Bilayer graphene as a template for manufacturing novel 2D materials

TL;DR

This paper reviews recent advances in using bilayer graphene as a versatile template for creating and studying novel two-dimensional materials through intercalation, highlighting experimental progress, theoretical insights, and future opportunities.

Contribution

It provides a comprehensive summary of recent experimental and theoretical developments in intercalating various species into bilayer graphene to synthesize new 2D materials.

Findings

Intercalation stabilizes and enables synthesis of new 2D materials inside BLG.

Graphene's inertness and stability facilitate atomic-level studies of intercalated layers.

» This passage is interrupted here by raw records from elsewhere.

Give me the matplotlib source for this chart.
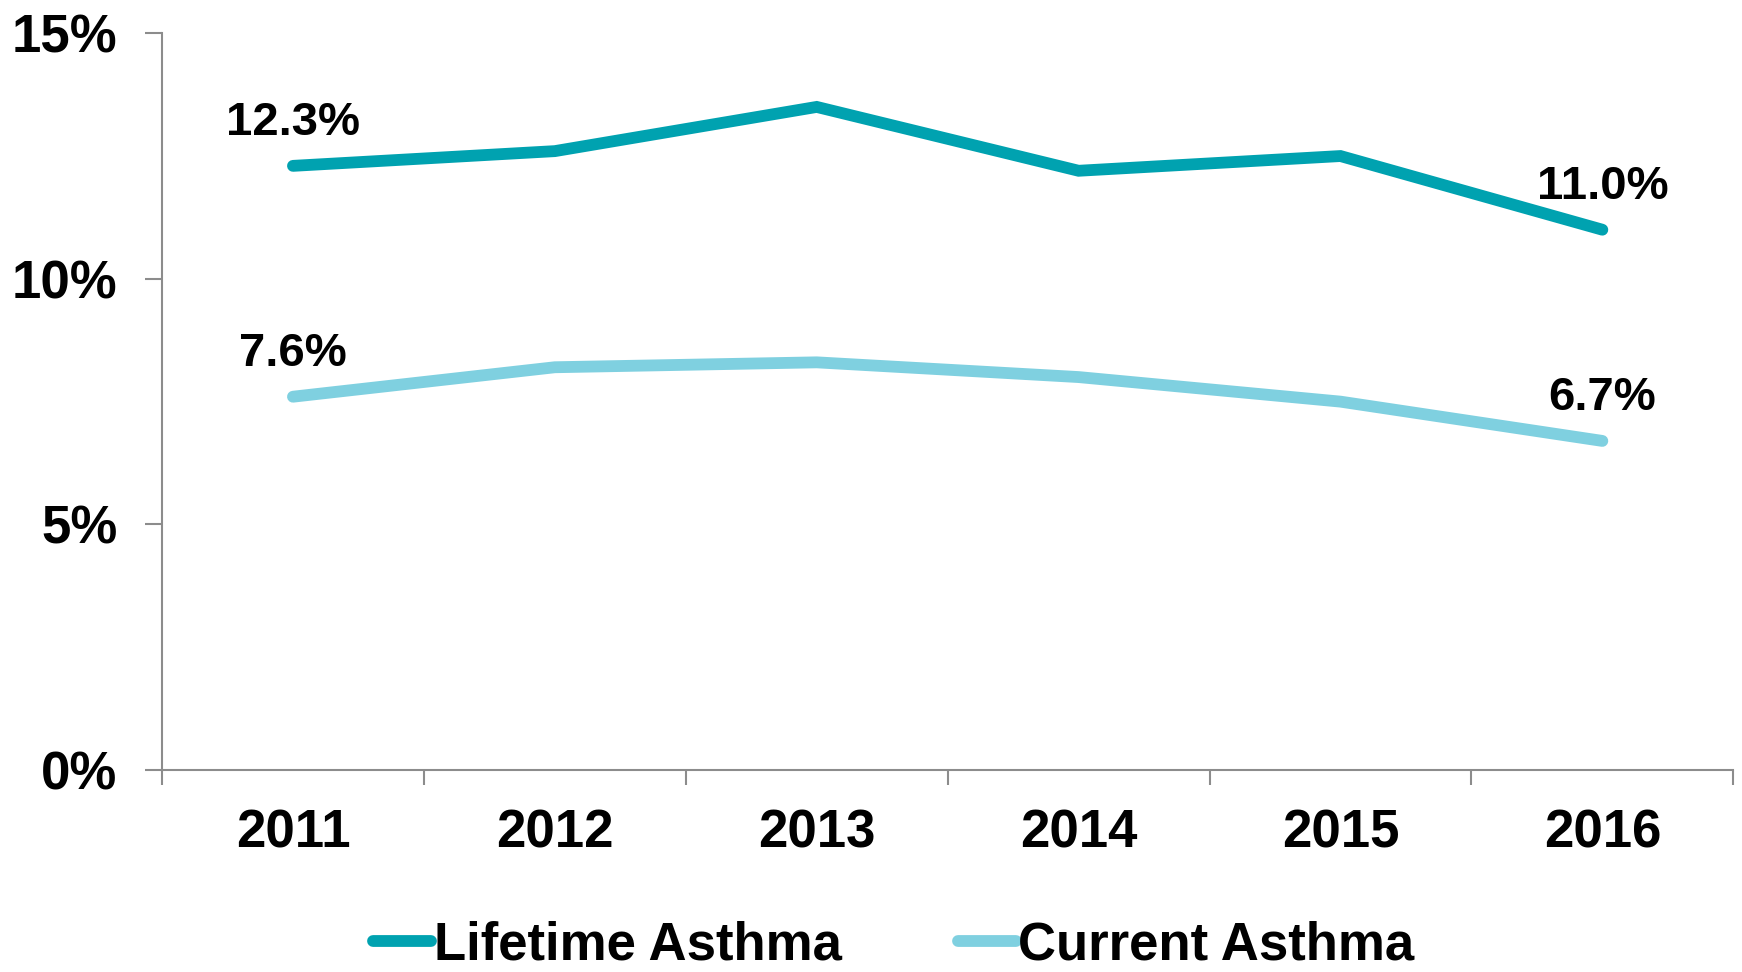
import matplotlib
matplotlib.use("Agg")
import matplotlib.pyplot as plt
from matplotlib.ticker import FixedLocator, FuncFormatter

plt.rcParams["font.family"] = ["Liberation Sans", "DejaVu Sans"]
plt.rcParams["font.weight"] = "bold"

years = ["2011", "2012", "2013", "2014", "2015", "2016"]
lifetime = [12.3, 12.6, 13.5, 12.2, 12.5, 11.0]
current = [7.6, 8.2, 8.3, 8.0, 7.5, 6.7]
labelled = {"Lifetime Asthma": (lifetime, "#00A2B0"), "Current Asthma": (current, "#7FD0E0")}

AXIS_GREY = "#8C8C8C"

fig = plt.figure(figsize=(17.42, 9.72), dpi=100)
ax = fig.add_axes([0.093, 0.2078, 0.902, 0.758])

x = list(range(len(years)))
for name, (values, color) in labelled.items():
    ax.plot(x, values, color=color, linewidth=8.5, solid_capstyle="round",
            solid_joinstyle="miter", label=name)
    # only the first and last points carry a value label
    for idx in (0, len(values) - 1):
        ax.annotate(f"{values[idx]:.1f}%", (x[idx], values[idx]), xytext=(0, 31),
                    textcoords="offset points", ha="center", va="center",
                    fontsize=34, fontweight="bold")

ax.set_xlim(-0.5, len(years) - 0.5)
ax.set_ylim(0, 15)
ax.set_yticks([0, 5, 10, 15])
ax.yaxis.set_major_formatter(FuncFormatter(lambda v, _: f"{v:.0f}%"))
ax.set_xticks(x)
ax.set_xticklabels(years)
ax.xaxis.set_minor_locator(FixedLocator([i - 0.5 for i in range(len(years) + 1)]))

for side in ("top", "right"):
    ax.spines[side].set_visible(False)
for side in ("left", "bottom"):
    ax.spines[side].set_color(AXIS_GREY)
    ax.spines[side].set_linewidth(1.5)

ax.tick_params(axis="y", length=12, width=1.5, color=AXIS_GREY, pad=20, labelsize=38)
ax.tick_params(axis="x", which="major", length=0, pad=28, labelsize=38)
ax.tick_params(axis="x", which="minor", length=11, width=1.5, color=AXIS_GREY)

fig.legend(loc="center", bbox_to_anchor=(0.513, 0.027), ncol=2, frameon=False,
           fontsize=38, handlelength=1.1, handletextpad=0.05, columnspacing=2.2,
           borderaxespad=0)

fig.savefig("out.png", dpi=100)
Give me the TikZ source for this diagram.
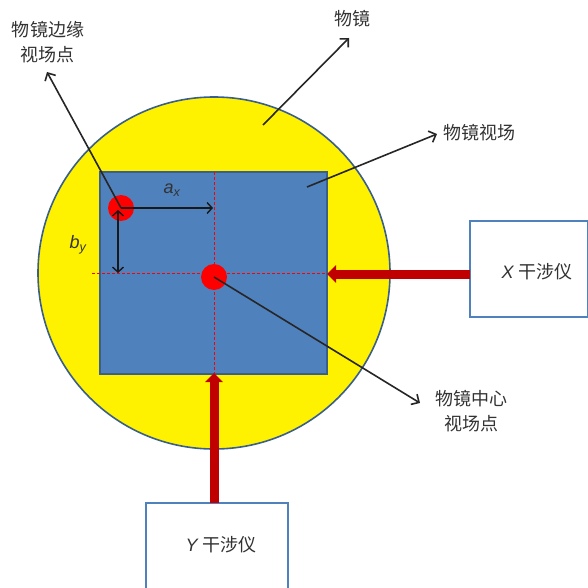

Intercalation inside BLG allows for larger interlayer spacing and novel material properties.

Abstract

Recent intensive research on two-dimensional materials (2DMs) rekindle the interest in the intercalation of various atoms and molecules into layered compounds as a tool to manufacture 2DMs and tune their optoelectronic, magnetic and catalytic properties. Intercalation into free-standing bilayer graphene (BLG) has received special attention, as graphene is stable, chemically inert and enables one to study the atomic structure of the intercalated 2DM using high-resolution transmission electron microscopy. It was also discovered that the protecting action of graphene sheets makes it possible to not only stabilize the encapsulated single sheets of marginally stable layered materials, but also synthesize completely new 2D systems inside BLG, which in comparison to the bulk graphite allows for easier intercalation and much larger increase in the inter-layer separation of the sheets. In this review, we summarize the recent progress in this area, with a special focus on new materials created inside BLG. We compare the experimental findings to the theoretical predictions, pay special attention to the discrepancies and outline the challenges in the field. Finally, we discuss unique opportunities offered by the intercalation into 2DMs beyond graphene and their heterostructures.